_GIVEN DATA:_

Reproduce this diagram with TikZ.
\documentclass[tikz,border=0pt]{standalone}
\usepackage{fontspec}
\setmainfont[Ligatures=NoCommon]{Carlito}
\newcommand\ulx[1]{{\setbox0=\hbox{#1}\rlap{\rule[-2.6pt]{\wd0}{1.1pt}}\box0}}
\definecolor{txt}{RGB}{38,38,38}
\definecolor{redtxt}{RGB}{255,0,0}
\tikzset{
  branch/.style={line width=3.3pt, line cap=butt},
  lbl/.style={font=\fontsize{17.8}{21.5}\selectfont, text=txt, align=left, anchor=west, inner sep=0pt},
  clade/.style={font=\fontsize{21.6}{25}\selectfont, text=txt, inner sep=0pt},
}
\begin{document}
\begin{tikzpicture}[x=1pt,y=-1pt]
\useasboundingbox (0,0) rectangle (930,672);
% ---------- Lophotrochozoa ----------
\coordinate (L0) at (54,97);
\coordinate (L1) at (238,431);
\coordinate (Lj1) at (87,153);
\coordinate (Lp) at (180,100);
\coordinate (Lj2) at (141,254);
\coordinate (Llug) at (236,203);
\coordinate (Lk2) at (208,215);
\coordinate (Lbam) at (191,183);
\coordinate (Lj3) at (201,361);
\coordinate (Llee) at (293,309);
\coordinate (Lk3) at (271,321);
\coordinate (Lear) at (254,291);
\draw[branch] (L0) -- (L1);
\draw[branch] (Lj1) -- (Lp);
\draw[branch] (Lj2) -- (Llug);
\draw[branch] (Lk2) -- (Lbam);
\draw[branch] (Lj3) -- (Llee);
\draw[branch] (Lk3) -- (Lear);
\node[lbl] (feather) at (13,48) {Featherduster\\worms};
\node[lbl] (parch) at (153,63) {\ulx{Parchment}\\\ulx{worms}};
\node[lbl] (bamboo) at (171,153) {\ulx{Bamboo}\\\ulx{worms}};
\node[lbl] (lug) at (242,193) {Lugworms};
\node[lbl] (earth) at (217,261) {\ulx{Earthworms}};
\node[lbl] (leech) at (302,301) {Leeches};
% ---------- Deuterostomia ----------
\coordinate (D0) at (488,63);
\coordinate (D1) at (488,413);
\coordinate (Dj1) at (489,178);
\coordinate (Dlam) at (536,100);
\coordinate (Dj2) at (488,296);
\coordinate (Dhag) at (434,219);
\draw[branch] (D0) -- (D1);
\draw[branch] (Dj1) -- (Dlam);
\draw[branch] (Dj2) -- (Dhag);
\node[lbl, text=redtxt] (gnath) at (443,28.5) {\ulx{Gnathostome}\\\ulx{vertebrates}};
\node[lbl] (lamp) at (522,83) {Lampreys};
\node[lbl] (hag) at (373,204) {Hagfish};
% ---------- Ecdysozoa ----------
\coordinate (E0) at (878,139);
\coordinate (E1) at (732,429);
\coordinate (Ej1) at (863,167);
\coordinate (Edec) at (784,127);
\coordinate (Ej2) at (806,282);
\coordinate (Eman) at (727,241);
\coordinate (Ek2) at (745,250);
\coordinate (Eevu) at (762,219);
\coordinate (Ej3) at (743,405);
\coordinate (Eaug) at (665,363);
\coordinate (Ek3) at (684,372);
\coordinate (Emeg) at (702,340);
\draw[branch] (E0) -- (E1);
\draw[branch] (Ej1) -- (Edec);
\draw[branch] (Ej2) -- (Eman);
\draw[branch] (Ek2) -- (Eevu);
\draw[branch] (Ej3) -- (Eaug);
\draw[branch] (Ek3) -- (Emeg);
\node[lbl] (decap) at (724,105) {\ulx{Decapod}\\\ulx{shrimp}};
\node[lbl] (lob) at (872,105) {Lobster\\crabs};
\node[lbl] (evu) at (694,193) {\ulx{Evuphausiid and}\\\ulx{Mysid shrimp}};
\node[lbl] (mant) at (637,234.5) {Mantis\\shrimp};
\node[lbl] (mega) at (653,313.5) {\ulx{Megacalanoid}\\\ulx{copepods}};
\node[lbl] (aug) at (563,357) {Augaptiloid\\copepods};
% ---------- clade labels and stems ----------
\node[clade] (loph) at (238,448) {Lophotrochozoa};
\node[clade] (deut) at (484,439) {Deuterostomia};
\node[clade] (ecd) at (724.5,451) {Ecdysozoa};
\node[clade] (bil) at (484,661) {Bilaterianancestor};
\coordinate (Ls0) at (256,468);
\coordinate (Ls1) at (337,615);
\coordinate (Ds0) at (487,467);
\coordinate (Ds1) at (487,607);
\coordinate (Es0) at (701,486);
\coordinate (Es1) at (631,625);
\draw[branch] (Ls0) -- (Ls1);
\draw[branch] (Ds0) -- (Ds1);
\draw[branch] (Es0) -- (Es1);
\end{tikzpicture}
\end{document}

_YOUR TASK:_ Return every line of the material exactly.

_RESULT FOR THIS EXERCISE:_
Reproduce this diagram with TikZ.
\documentclass[tikz,border=0pt]{standalone}
\usepackage{fontspec}
\setmainfont[Ligatures=NoCommon]{Carlito}
\newcommand\ulx[1]{{\setbox0=\hbox{#1}\rlap{\rule[-2.6pt]{\wd0}{1.1pt}}\box0}}
\definecolor{txt}{RGB}{38,38,38}
\definecolor{redtxt}{RGB}{255,0,0}
\tikzset{
  branch/.style={line width=3.3pt, line cap=butt},
  lbl/.style={font=\fontsize{17.8}{21.5}\selectfont, text=txt, align=left, anchor=west, inner sep=0pt},
  clade/.style={font=\fontsize{21.6}{25}\selectfont, text=txt, inner sep=0pt},
}
\begin{document}
\begin{tikzpicture}[x=1pt,y=-1pt]
\useasboundingbox (0,0) rectangle (930,672);
% ---------- Lophotrochozoa ----------
\coordinate (L0) at (54,97);
\coordinate (L1) at (238,431);
\coordinate (Lj1) at (87,153);
\coordinate (Lp) at (180,100);
\coordinate (Lj2) at (141,254);
\coordinate (Llug) at (236,203);
\coordinate (Lk2) at (208,215);
\coordinate (Lbam) at (191,183);
\coordinate (Lj3) at (201,361);
\coordinate (Llee) at (293,309);
\coordinate (Lk3) at (271,321);
\coordinate (Lear) at (254,291);
\draw[branch] (L0) -- (L1);
\draw[branch] (Lj1) -- (Lp);
\draw[branch] (Lj2) -- (Llug);
\draw[branch] (Lk2) -- (Lbam);
\draw[branch] (Lj3) -- (Llee);
\draw[branch] (Lk3) -- (Lear);
\node[lbl] (feather) at (13,48) {Featherduster\\worms};
\node[lbl] (parch) at (153,63) {\ulx{Parchment}\\\ulx{worms}};
\node[lbl] (bamboo) at (171,153) {\ulx{Bamboo}\\\ulx{worms}};
\node[lbl] (lug) at (242,193) {Lugworms};
\node[lbl] (earth) at (217,261) {\ulx{Earthworms}};
\node[lbl] (leech) at (302,301) {Leeches};
% ---------- Deuterostomia ----------
\coordinate (D0) at (488,63);
\coordinate (D1) at (488,413);
\coordinate (Dj1) at (489,178);
\coordinate (Dlam) at (536,100);
\coordinate (Dj2) at (488,296);
\coordinate (Dhag) at (434,219);
\draw[branch] (D0) -- (D1);
\draw[branch] (Dj1) -- (Dlam);
\draw[branch] (Dj2) -- (Dhag);
\node[lbl, text=redtxt] (gnath) at (443,28.5) {\ulx{Gnathostome}\\\ulx{vertebrates}};
\node[lbl] (lamp) at (522,83) {Lampreys};
\node[lbl] (hag) at (373,204) {Hagfish};
% ---------- Ecdysozoa ----------
\coordinate (E0) at (878,139);
\coordinate (E1) at (732,429);
\coordinate (Ej1) at (863,167);
\coordinate (Edec) at (784,127);
\coordinate (Ej2) at (806,282);
\coordinate (Eman) at (727,241);
\coordinate (Ek2) at (745,250);
\coordinate (Eevu) at (762,219);
\coordinate (Ej3) at (743,405);
\coordinate (Eaug) at (665,363);
\coordinate (Ek3) at (684,372);
\coordinate (Emeg) at (702,340);
\draw[branch] (E0) -- (E1);
\draw[branch] (Ej1) -- (Edec);
\draw[branch] (Ej2) -- (Eman);
\draw[branch] (Ek2) -- (Eevu);
\draw[branch] (Ej3) -- (Eaug);
\draw[branch] (Ek3) -- (Emeg);
\node[lbl] (decap) at (724,105) {\ulx{Decapod}\\\ulx{shrimp}};
\node[lbl] (lob) at (872,105) {Lobster\\crabs};
\node[lbl] (evu) at (694,193) {\ulx{Evuphausiid and}\\\ulx{Mysid shrimp}};
\node[lbl] (mant) at (637,234.5) {Mantis\\shrimp};
\node[lbl] (mega) at (653,313.5) {\ulx{Megacalanoid}\\\ulx{copepods}};
\node[lbl] (aug) at (563,357) {Augaptiloid\\copepods};
% ---------- clade labels and stems ----------
\node[clade] (loph) at (238,448) {Lophotrochozoa};
\node[clade] (deut) at (484,439) {Deuterostomia};
\node[clade] (ecd) at (724.5,451) {Ecdysozoa};
\node[clade] (bil) at (484,661) {Bilaterianancestor};
\coordinate (Ls0) at (256,468);
\coordinate (Ls1) at (337,615);
\coordinate (Ds0) at (487,467);
\coordinate (Ds1) at (487,607);
\coordinate (Es0) at (701,486);
\coordinate (Es1) at (631,625);
\draw[branch] (Ls0) -- (Ls1);
\draw[branch] (Ds0) -- (Ds1);
\draw[branch] (Es0) -- (Es1);
\end{tikzpicture}
\end{document}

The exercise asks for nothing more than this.